Earl Ball

No. None
- Position: Owner

Personal information
- Born: 1885
- Died: 1947 (aged 61–62)

Career information
- College: None

Career history

Coaching
- 1910–1915: Congerville/Muncie Flyers

manager/owner
- 1917–1921: Congerville/Muncie Flyers

Awards and highlights
- National Football League co-founder (1920);

= Earl Ball =

American football executive

Earl Wayne Ball (1885–1947) was a co-owner of the Muncie Flyers football team from 1917 until 1922, as well as a co-founder of the American Professional Football Association (renamed the National Football League in 1922).

== Career ==
Earl first took over as the team's manager in 1917 and lined up some former college players, including Al Feeney of Notre Dame and Dick Abrel of Purdue. However, Ball was forced to cancel the 1918 season due to World War I. In 1919, Ball and team quarterback, Cooney Checkaye reorganized the Flyers and guided them to a 4-1-1 record. The following year, Ball and Checkaye traveled to Canton, Ohio attended the organizational meeting of the American Professional Football Association located at Ralph Hay's Hupmobile dealership. The pair renamed their team, the Muncie Flyers, and the franchise became a charter member of new the league.

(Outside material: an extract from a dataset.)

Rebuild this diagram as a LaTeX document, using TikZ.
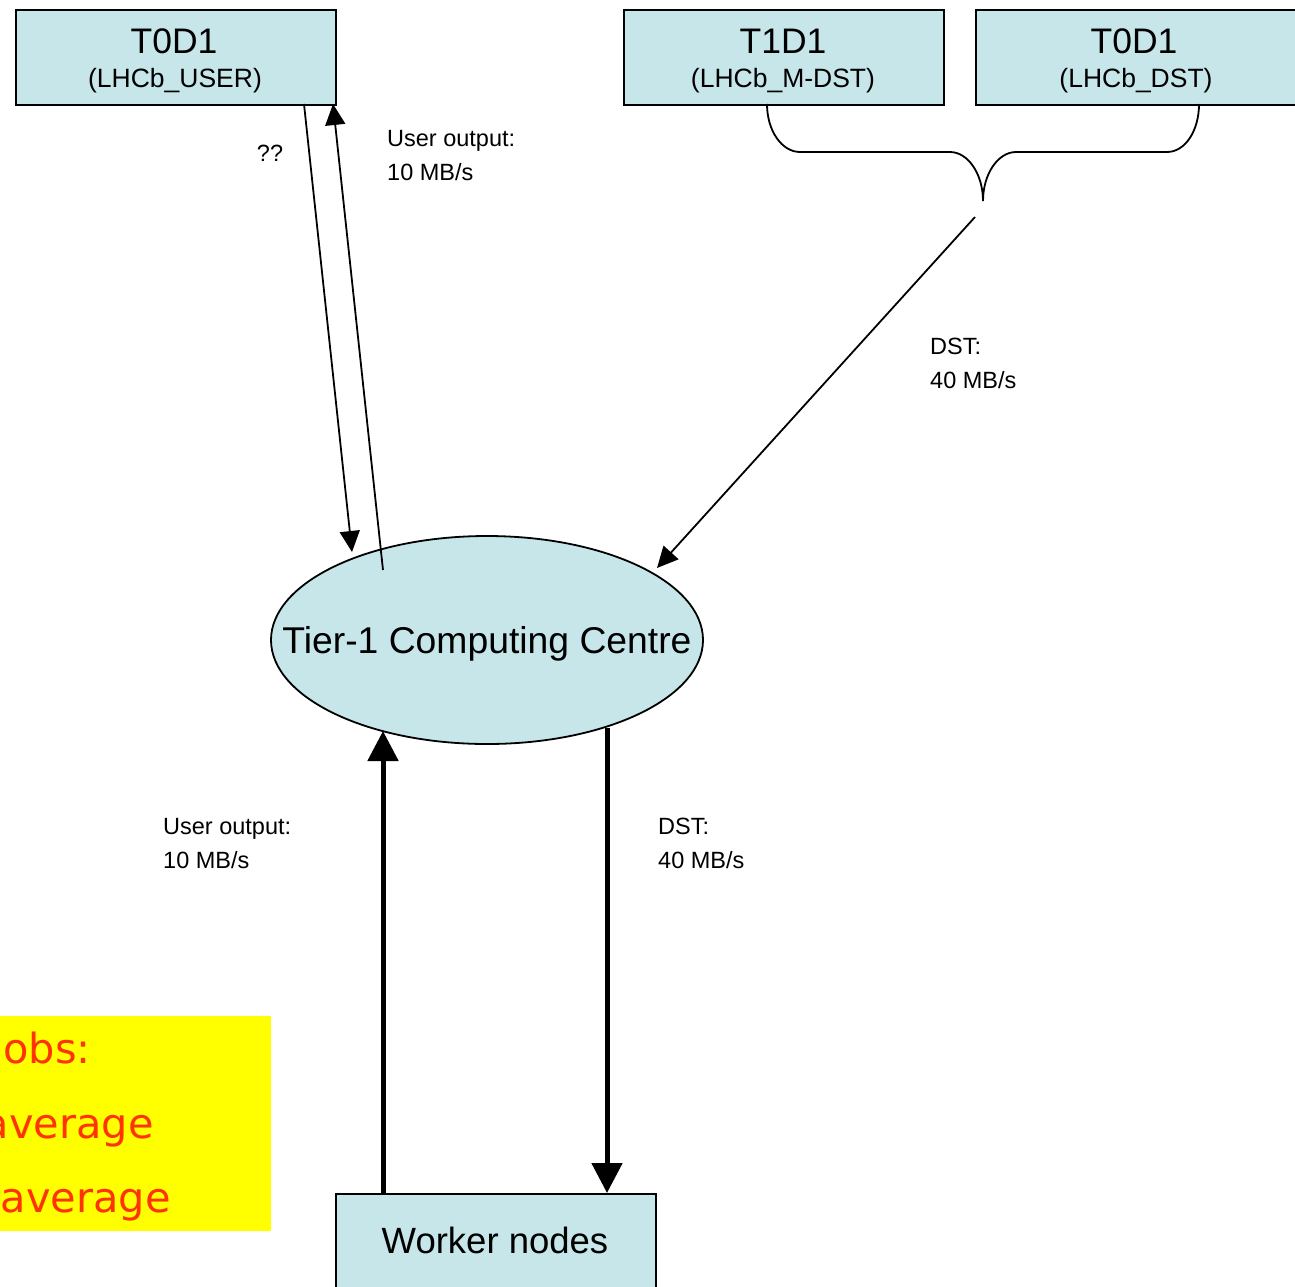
\documentclass[tikz,border=0pt]{standalone}
\usepackage{fontspec}
\setmainfont{Liberation Sans}
\newfontfamily\notefont{DejaVu Sans}
\usetikzlibrary{arrows.meta,shapes.geometric}
\definecolor{boxfill}{RGB}{198,230,234}
\definecolor{noteyellow}{RGB}{255,255,0}
\definecolor{notered}{RGB}{255,51,0}
\tikzset{
  store/.style={draw=black,line width=1.8pt,fill=boxfill,rectangle,minimum width=320pt,minimum height=95pt,inner sep=0pt,anchor=north west},
  title/.style={inner sep=0pt,anchor=base,font=\fontsize{35.5}{40}\selectfont},
  sub/.style={inner sep=0pt,anchor=base,font=\fontsize{26.5}{30}\selectfont},
  lbl/.style={inner sep=0pt,anchor=base west,font=\fontsize{23.5}{28}\selectfont},
  note/.style={inner sep=0pt,anchor=base east,text=notered,font=\notefont\fontsize{41.5}{48}\selectfont},
  thin/.style={line width=1.8pt,-{Triangle[width=20pt,length=21pt]}},
  thick/.style={line width=5pt,-{Triangle[width=30pt,length=30pt]}}
}
\begin{document}
\begin{tikzpicture}[x=1pt,y=-1pt]
\useasboundingbox (0,0) rectangle (1295,1286);
\clip (0,0) rectangle (1295,1286);
% boxes
\node[store] (user) at (15,9) {};
\node[store] (mdst) at (623,9) {};
\node[store] (dst) at (975,9) {};
\node[store,minimum height=130pt] (wn) at (335,1193) {};
\node[draw=black,line width=1.8pt,fill=boxfill,ellipse,minimum width=432pt,minimum height=208pt,inner sep=0pt] (t1) at (487,640) {};
% yellow note
\node[fill=noteyellow,rectangle,minimum width=290pt,minimum height=215pt,inner sep=0pt,anchor=north east] (yel) at (271,1016) {};
\node[note] (n1) at (91,1063) {obs:};
\node[note] (n2) at (154,1138) {average};
\node[note] (n3) at (171,1212) {average};
% titles
\node[title] (ut) at (174,53.5) {T0D1};
\node[sub] (us) at (175,87) {(LHCb\_USER)};
\node[title] (mt) at (783,53.5) {T1D1};
\node[sub] (ms) at (783,87) {(LHCb\_M-DST)};
\node[title] (dt) at (1134,53.5) {T0D1};
\node[sub] (ds) at (1136,87) {(LHCb\_DST)};
\node[inner sep=0pt,anchor=base,font=\fontsize{37.3}{42}\selectfont] (t1t) at (487,653) {Tier-1 Computing Centre};
\node[inner sep=0pt,anchor=base,font=\fontsize{36.5}{40}\selectfont] (wnt) at (495,1253) {Worker nodes};
% labels
\node[lbl,anchor=base] (qq) at (270,161.5) {??};
\node[lbl] (l1a) at (387,146.5) {User output:};
\node[lbl] (l1b) at (387,180.5) {10 MB/s};
\node[lbl] (l2a) at (930,354.5) {DST:};
\node[lbl] (l2b) at (930,388.5) {40 MB/s};
\node[lbl] (l3a) at (163,834.5) {User output:};
\node[lbl] (l3b) at (163,868.5) {10 MB/s};
\node[lbl] (l4a) at (658,834.5) {DST:};
\node[lbl] (l4b) at (658,868.5) {40 MB/s};
% brace
\coordinate (bl) at (767,104);
\coordinate (br) at (1199,104);
\coordinate (bt) at (983,201);
\draw[line width=1.8pt] (bl) .. controls (767,131) and (782,152) .. (800,152)
  -- (950,152) .. controls (968,152) and (983,174) .. (bt)
  .. controls (983,174) and (998,152) .. (1016,152)
  -- (1167,152) .. controls (1185,152) and (1199,131) .. (br);
% connectors
\coordinate (a1s) at (304,104);
\coordinate (a1e) at (352,552);
\coordinate (a2s) at (383,570);
\coordinate (a2e) at (333,104);
\coordinate (a3s) at (975,217);
\coordinate (a3e) at (657,568);
\coordinate (a4s) at (383,1193);
\coordinate (a4e) at (383,731);
\coordinate (a5s) at (607,728);
\coordinate (a5e) at (607,1193);
\draw[thin] (a1s) -- (a1e);
\draw[thin] (a2s) -- (a2e);
\draw[thin] (a3s) -- (a3e);
\draw[thick] (a4s) -- (a4e);
\draw[thick] (a5s) -- (a5e);
\end{tikzpicture}
\end{document}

The Flyers lost their first scheduled league game, to the Rock Island Independents, 45–0. Because of the team's poor showing, the Decatur Staleys canceled their game against Muncie, scheduled for the following week. Ball couldn't find any other APFA teams willing to play against a struggling team. Such a match-up would not draw many fans, or gate receipts. The Flyers only other scheduled game, against the Dayton Triangles in early November, was rained out. However, the Flyers did win three non-league games before the season ended.

Muncie returned to the league in 1922. However, the Flyers lost to the Evansville Crimson Giants and the Cincinnati Celts to open the season. A scheduled game against the Green Bay Packers was also cancelled, and Checkaye and Ball folded the team and left the AFPA.